▽
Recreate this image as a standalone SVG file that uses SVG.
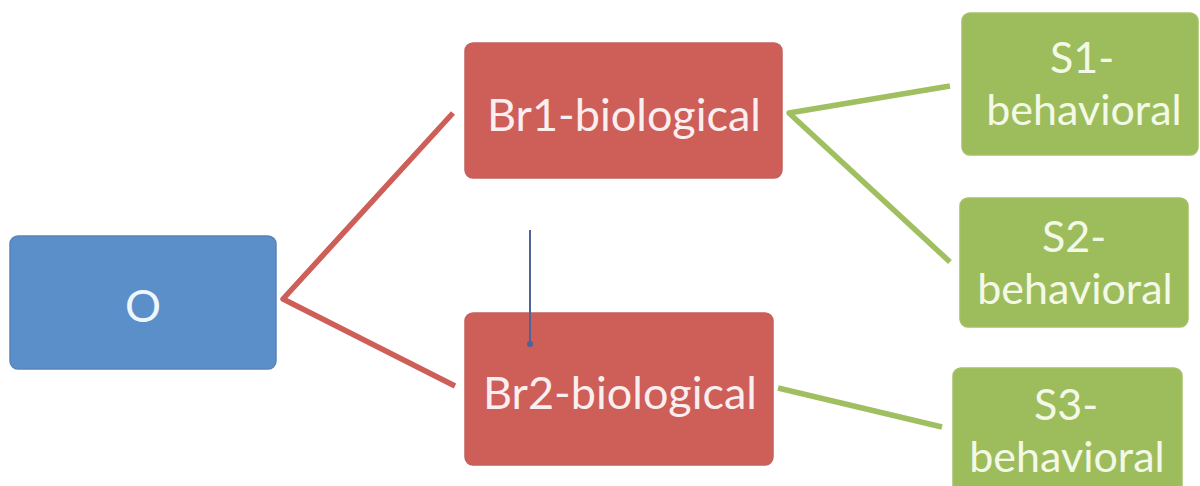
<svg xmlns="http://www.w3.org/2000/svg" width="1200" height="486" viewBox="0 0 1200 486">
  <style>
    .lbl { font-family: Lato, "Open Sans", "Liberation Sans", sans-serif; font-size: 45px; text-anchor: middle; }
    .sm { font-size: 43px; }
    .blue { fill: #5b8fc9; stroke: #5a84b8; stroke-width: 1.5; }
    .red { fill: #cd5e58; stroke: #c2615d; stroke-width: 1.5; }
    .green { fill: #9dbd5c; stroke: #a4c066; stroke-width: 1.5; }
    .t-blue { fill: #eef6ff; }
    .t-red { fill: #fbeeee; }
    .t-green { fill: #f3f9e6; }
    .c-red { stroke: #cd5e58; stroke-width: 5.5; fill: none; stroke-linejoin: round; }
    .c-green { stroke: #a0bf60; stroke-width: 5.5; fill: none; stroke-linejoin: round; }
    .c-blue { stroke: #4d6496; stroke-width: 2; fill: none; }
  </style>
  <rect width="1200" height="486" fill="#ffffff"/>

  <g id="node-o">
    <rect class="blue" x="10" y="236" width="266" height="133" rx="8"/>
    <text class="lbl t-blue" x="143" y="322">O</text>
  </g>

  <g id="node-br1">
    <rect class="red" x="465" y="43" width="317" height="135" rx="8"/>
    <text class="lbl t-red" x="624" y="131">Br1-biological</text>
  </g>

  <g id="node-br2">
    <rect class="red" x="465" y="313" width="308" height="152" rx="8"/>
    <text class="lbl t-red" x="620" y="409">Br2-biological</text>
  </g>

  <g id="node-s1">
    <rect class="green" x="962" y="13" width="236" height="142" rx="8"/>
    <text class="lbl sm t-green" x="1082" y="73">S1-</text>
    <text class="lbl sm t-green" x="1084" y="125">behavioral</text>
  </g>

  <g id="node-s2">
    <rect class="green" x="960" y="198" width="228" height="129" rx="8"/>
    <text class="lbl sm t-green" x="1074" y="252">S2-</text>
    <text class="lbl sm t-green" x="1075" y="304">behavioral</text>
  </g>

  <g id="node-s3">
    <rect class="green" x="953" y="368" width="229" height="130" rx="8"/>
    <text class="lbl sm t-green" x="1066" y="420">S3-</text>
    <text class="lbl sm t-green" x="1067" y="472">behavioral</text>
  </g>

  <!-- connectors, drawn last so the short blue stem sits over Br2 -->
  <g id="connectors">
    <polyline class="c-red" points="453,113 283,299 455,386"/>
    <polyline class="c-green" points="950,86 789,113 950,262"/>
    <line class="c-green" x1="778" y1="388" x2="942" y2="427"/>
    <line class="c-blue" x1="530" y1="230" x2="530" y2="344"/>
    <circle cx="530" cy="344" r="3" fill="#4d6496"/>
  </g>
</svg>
△
-- The exercise --
Give back the whole listing as it stands, minus its pictures.

-- Output of the exercise --
Recreate this image as a standalone SVG file that uses SVG.
<svg xmlns="http://www.w3.org/2000/svg" width="1200" height="486" viewBox="0 0 1200 486">
  <style>
    .lbl { font-family: Lato, "Open Sans", "Liberation Sans", sans-serif; font-size: 45px; text-anchor: middle; }
    .sm { font-size: 43px; }
    .blue { fill: #5b8fc9; stroke: #5a84b8; stroke-width: 1.5; }
    .red { fill: #cd5e58; stroke: #c2615d; stroke-width: 1.5; }
    .green { fill: #9dbd5c; stroke: #a4c066; stroke-width: 1.5; }
    .t-blue { fill: #eef6ff; }
    .t-red { fill: #fbeeee; }
    .t-green { fill: #f3f9e6; }
    .c-red { stroke: #cd5e58; stroke-width: 5.5; fill: none; stroke-linejoin: round; }
    .c-green { stroke: #a0bf60; stroke-width: 5.5; fill: none; stroke-linejoin: round; }
    .c-blue { stroke: #4d6496; stroke-width: 2; fill: none; }
  </style>
  <rect width="1200" height="486" fill="#ffffff"/>

  <g id="node-o">
    <rect class="blue" x="10" y="236" width="266" height="133" rx="8"/>
    <text class="lbl t-blue" x="143" y="322">O</text>
  </g>

  <g id="node-br1">
    <rect class="red" x="465" y="43" width="317" height="135" rx="8"/>
    <text class="lbl t-red" x="624" y="131">Br1-biological</text>
  </g>

  <g id="node-br2">
    <rect class="red" x="465" y="313" width="308" height="152" rx="8"/>
    <text class="lbl t-red" x="620" y="409">Br2-biological</text>
  </g>

  <g id="node-s1">
    <rect class="green" x="962" y="13" width="236" height="142" rx="8"/>
    <text class="lbl sm t-green" x="1082" y="73">S1-</text>
    <text class="lbl sm t-green" x="1084" y="125">behavioral</text>
  </g>

  <g id="node-s2">
    <rect class="green" x="960" y="198" width="228" height="129" rx="8"/>
    <text class="lbl sm t-green" x="1074" y="252">S2-</text>
    <text class="lbl sm t-green" x="1075" y="304">behavioral</text>
  </g>

  <g id="node-s3">
    <rect class="green" x="953" y="368" width="229" height="130" rx="8"/>
    <text class="lbl sm t-green" x="1066" y="420">S3-</text>
    <text class="lbl sm t-green" x="1067" y="472">behavioral</text>
  </g>

  <!-- connectors, drawn last so the short blue stem sits over Br2 -->
  <g id="connectors">
    <polyline class="c-red" points="453,113 283,299 455,386"/>
    <polyline class="c-green" points="950,86 789,113 950,262"/>
    <line class="c-green" x1="778" y1="388" x2="942" y2="427"/>
    <line class="c-blue" x1="530" y1="230" x2="530" y2="344"/>
    <circle cx="530" cy="344" r="3" fill="#4d6496"/>
  </g>
</svg>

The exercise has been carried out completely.